Hi Wineaux Friends! I attended the 10th Chicago Gourmet yesterday — this time JUST to cover the wines, and it was awesome. I concentrated on the wine seminars and squished in a little time to check out the main wine tents on the lawn. I had to be quick about being in line for the wine seminars, because with only 48 seats and an outdoor temp of 90+ degrees, competition was fierce to sit in air-conditioned comfort sipping wines.
I’m breaking up my Sunday sipping into a few posts, because otherwise one post would be, like, 100 miles long. And I’ve adopted a little rating system of stars because whenever I taste, I jot down stars to track which wines I just like ♥, like a lot ♥♥, love ♥♥♥and love so much I would marry it ♥♥♥♥. If you could marry a bottle of wine.
CHAMPAGNE & CAVIAR: This was by far the best, because Champagne! I adore Champagne – could drink it morning noon and night if I didn’t have to have my wits about me. The fabulous Alpana Singh (the first-ever female Master Sommelier and besides being a fierce wine guru, also has two of my fave restaurants in Chicago: Seven Lions and The Boardinghouse and a new wine-centric rest in Evanston called Terra & Vine) presented Moët-Hennessey’s entire Champagne portfolio, which was fun.
The other fun part was CAVIAR! Another one of my favorite things! Antonio Salto from Fine Taste Club, a Uruguayan company that sources luxury foods from around the globe, provided the Siberian Reserve Sturgeon Caviar (farmed in Uruguay) and Executive Chef Guy Meikle from Heritage Restaurant & Caviar Bar prepared beautiful canapés of rye bread with creamy scrambled eggs with bone marrow (what?) topped with a generous dollop of caviar. I could’ve eaten, like, 10 of these. But alas, we only got one.
Now to the Champagnes!
♥ Moët-Hennesey Imperial Brut Champagne is Moët’s most widely available “everyday” Champagne. At about $50, it’s really pretty – floral, nutty, citrusy.
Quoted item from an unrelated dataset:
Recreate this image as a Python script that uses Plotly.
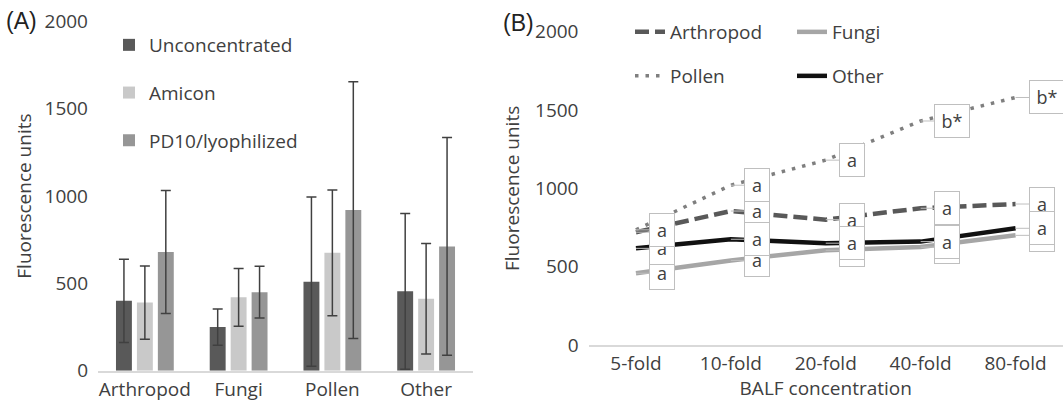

♥♥♥ Next was Ruinart Blanc de Blanc. Any Blanc de Blanc is always made from 100% Chardonnay grapes, and I never met a B-de-B I didn’t like, because I like Chardonnay and this was my favorite. This one had tart green apple and lemon curd notes – really refreshing, with a nutty, yeasty, biscuity aroma. You can find it for about $80.
♥ Then we shifted to rosé, with Veuve Cliquot Brut Rosé. Full disclosure: I am not a Veuve Cliquot fan in general, but the Veuve rosé Champagne was nice. It’s about $65.
♥♥♥ Krug Grande Cuvée Brut was next. Now we’re up near $180 and things are getting interesting. This Champagne is radically different in style, very rich and almost buttery with a honey-like texture. I love it and would pair this with Trader Joe’s Honey Butter Potato Chips. Yep, I would – it would be delicious, and I kind of want it right now!
♥♥ And here comes the big daddy, Dom Perignon 2006. Dom Perignon is the “tête de cuvée” from Moët-Hennessey – otherwise known as the most special signature wine that really defines the house “style.” It is only made in years when the harvest is so outstanding, the grapes so magnificent, that the winemaker believes it will make a beautiful single-vintage Champagne. So, while non-vintage Champagnes (which are the majority of Champagnes on the market) are made from many wines from many vintages, vintage Champagne is just that — grapes from a single vintage. Dom 2006 (about $170) is quite austere, or lean, with notes of lemon curd and brioche. Besides caviar, I would pair it with fried chicken.
♥ Veuve Cliquot Demi-Sec While I adore Chateau d’Yquem (a very sweet, late-harvest Sauternes wine) with the right cheese or dessert, I don’t love sweet Champagne, so, sorry, I took one sip of this and left it at that. About $65.